In Chapter 10, we discussed one way to use biomass, namely, obtaining bioethanol, for which only one ingredient can be used – the cellulose. But we have not mentioned yet another technology, called biomass gasification, in which all its components are used. The biomass in it is subjected to high temperature (> 700^◦C) in the presence of steam and oxygen in a device called “gasifier”.

Cellulose is a polymer consisting of chained “links” of glucose molecules, C₆H₁₂O₆, and in a gasifier it yields hydrogen, carbon dioxide oxide and carbon monoxide – and the latter is then oxidized:

\[\mathrm{C}_{6} \mathrm{H}_{12} \mathrm{O}_{6} \cdot+\cdot 2 \mathrm{H}_{2} \mathrm{O} \cdot+\mathrm{O}_{2} \cdot \rightarrow 8 \mathrm{H}_{2} \cdot+\cdot 4 \mathrm{CO}_{2} \cdot+\cdot 2 \mathrm{CO}\notag \]
\[2 \mathrm{CO} \cdot+\cdot 2 \mathrm{H}_{2} \mathrm{O} \cdot \rightarrow 2 \mathrm{H}_{2} \cdot+\cdot 2 \mathrm{CO}_{2} \uparrow\notag \]

The two equations can be combined into a single overall one:

\[\mathrm{C}_{6} \mathrm{H}_{12} \mathrm{O}_{6} \cdot+\cdot 4 \mathrm{H}_{2} \mathrm{O} \cdot+\cdot \mathrm{O}_{2} \cdot \rightarrow 1 \mathrm{OH}_{2} \cdot+\cdot 6 \mathrm{CO}_{2}\notag\]

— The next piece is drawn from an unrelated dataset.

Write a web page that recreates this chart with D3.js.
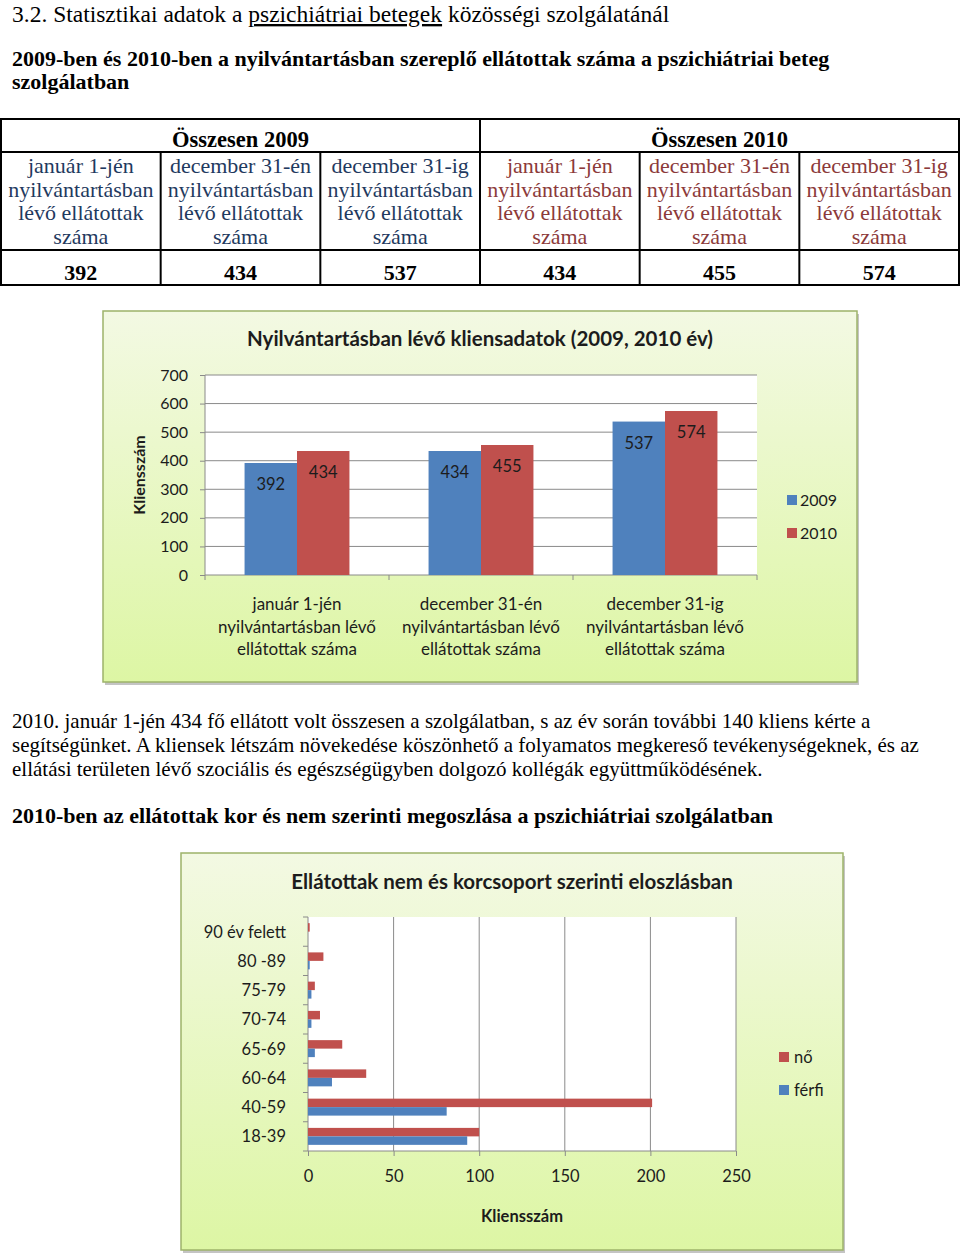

The building blocks for hemicellulose are five-carbon (pentose) sugars, their common chemical formula is C₅H₁₀O₅. The overall equation for the pentose sugars is:

\[\mathrm{C}_{5} \mathrm{H}_{10} \mathrm{O}_{5} \cdot+\cdot \mathrm{H}_{2} \mathrm{O} \cdot+\cdot \cdot 2 \mathrm{O}_{2} \cdot 6 \mathrm{H}_{2} \cdot+\cdot 5 \mathrm{CO}_{2}\notag \]

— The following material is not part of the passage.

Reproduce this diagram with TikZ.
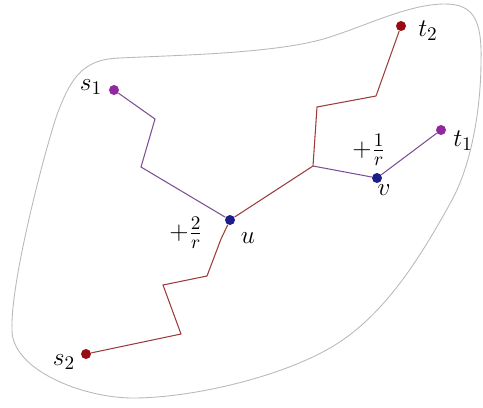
\documentclass[tikz,border=0pt]{standalone}
\usepackage{amsmath,amssymb}
\usepackage{tikz}
\usetikzlibrary{positioning}

\definecolor{termred}{RGB}{150,12,18}
\definecolor{termpurple}{RGB}{145,40,160}
\definecolor{steiner}{RGB}{28,30,140}
\definecolor{pathred}{RGB}{155,60,58}
\definecolor{pathpurple}{RGB}{125,80,150}

\begin{document}
\begin{tikzpicture}[x=0.02cm, y=-0.02cm, every node/.style={font=\fontsize{15}{18}\selectfont, inner sep=1pt},
  dot/.style={circle, inner sep=0pt, minimum size=0.2cm},
  redpath/.style={pathred, line width=0.6pt},
  purplepath/.style={pathpurple, line width=0.6pt}]
\useasboundingbox (0,0) rectangle (483,407);

% Region boundary
\draw[gray!55, line width=0.5pt] (12,330)
  .. controls (10,280) and (48.5,137) .. (58,112)
  .. controls (72,75) and (85,59) .. (120,58)
  .. controls (180,55) and (280,53.5) .. (330,37)
  .. controls (370,24) and (410,4) .. (445,4)
  .. controls (472,4) and (482,18) .. (481,60)
  .. controls (481,110) and (471,165) .. (452,200)
  .. controls (418,262) and (382,318) .. (330,348)
  .. controls (278,378) and (190,398) .. (133,398)
  .. controls (83,398) and (12,370) .. cycle;

% Terminals and Steiner points
\node[dot, fill=termpurple] (s1) at (114,90) {};
\node[dot, fill=termred] (s2) at (86,354) {};
\node[dot, fill=termpurple] (t1) at (441,130) {};
\node[dot, fill=termred] (t2) at (401,26) {};
\node[dot, fill=steiner] (u) at (230,220) {};
\node[dot, fill=steiner] (v) at (377,178) {};

% Bends
\coordinate (a1) at (155,119);
\coordinate (a2) at (141,167);
\coordinate (j) at (313,166);
\coordinate (b1) at (317,107);
\coordinate (b2) at (376,96);
\coordinate (c1) at (221,239);
\coordinate (c2) at (207,276);
\coordinate (c3) at (163,285);
\coordinate (c4) at (181,334);

% Path s2 -- t2
\draw[redpath] (s2) -- (c4) -- (c3) -- (c2) -- (c1) -- (u) -- (j) -- (b1) -- (b2) -- (t2);

% Path s1 -- t1
\draw[purplepath] (s1) -- (a1) -- (a2) -- (u);
\draw[purplepath] (j) -- (v) -- (t1);

% Labels
\node (s1lab) at (91,87) {$s_1$};
\node (s2lab) at (64,362) {$s_2$};
\node (t1lab) at (463,141) {$t_1$};
\node (t2lab) at (428,31) {$t_2$};
\node (ulab) at (248,238) {$u$};
\node (vlab) at (384,190) {$v$};
\node (ugain) at (186,233) {$+\frac{2}{r}$};
\node (vgain) at (369,150) {$+\frac{1}{r}$};

\end{tikzpicture}
\end{document}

As can be readily calculated, the mass of hydrogen obtained from the gasification of cellulose and hemicellulose is about 11%, and 8%, respectively, of the mass of the “feedstock” put into the gasifier.

Lignin has a very complex atomic structure. The proportion of carbon, oxygen and hydrogen atoms in lignin from different plants may vary, so that it is not possible to formulate a single gasification equation. The process has to be studied experimentally, as described, e.g., in this research report. The relative mass of hydrogen obtained from lignin gasification is lower than than that obtained from the other two biomass components. But the relative percent of lignin in different kinds of biomass is usually lower than 20%, so that it is reasonable to assume that the mass of hydrogen obtained from gasification is about 10% of the mass of the “feedstock” used.

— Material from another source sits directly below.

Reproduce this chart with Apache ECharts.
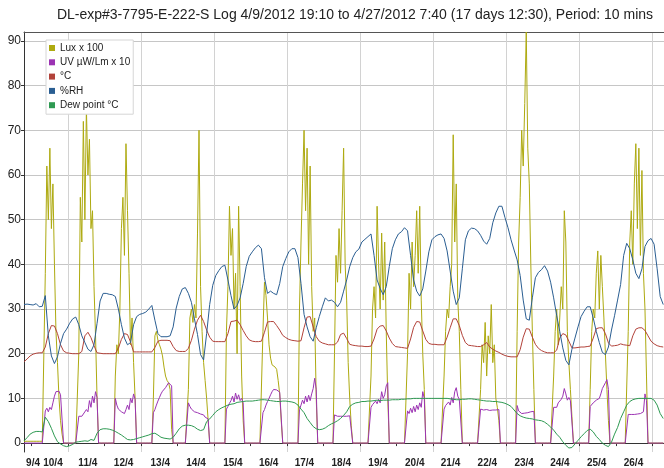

The 10% or so of hydrogen in the output gas fron the gasifier has to be separated from the other components – there are several methods of doing this, e.g., by using porous ceramics or a technique known as Pressure Swing Adsorption (PSA). The latter is widely used to separate hydrogen from CO₂ in gas obtained from steam reforming og natural gas. Note that the gases produced by biomass gasification and natural gas reforming contain similar fractions of hydrogen (˜10% and ˜15% by weigh, respectively), while the remainder is mainly CO₂.

Just a moment, just a moment! At the beginning of the story, it was clearly stated that it would be about “nearly carbon neutral” method – and now it turns out that about 90% of the exhaust from the gasifier is CO₂. It makes no sense!

Well, it does make. Note that the CO₂ produced by biomass gasification is not “a new CO₂” added to the atmosphere. In order to create biomass, plants absorbed CO₂ from the air – and now this CO₂ is only given back to it. It’s the same story as with all biofuels. The release of CO₂ into the atmosphere when burning biofuels should be regarded as a ”loan return”, and not as “littering”. CO₂ released to the atmosphere is not “evil in its own right” – it’s evil only if it’s produced by burning fossil fuels. If we do not collect biomass to produce hydrogen, but instead we leave it where it has grown then we will not release CO₂ to the atmosphere, but, eventually, it will get there anyway after a somewhat longer period, due to the decaying processes caused by fungi, molds, bacteria and a range of other microorganisms.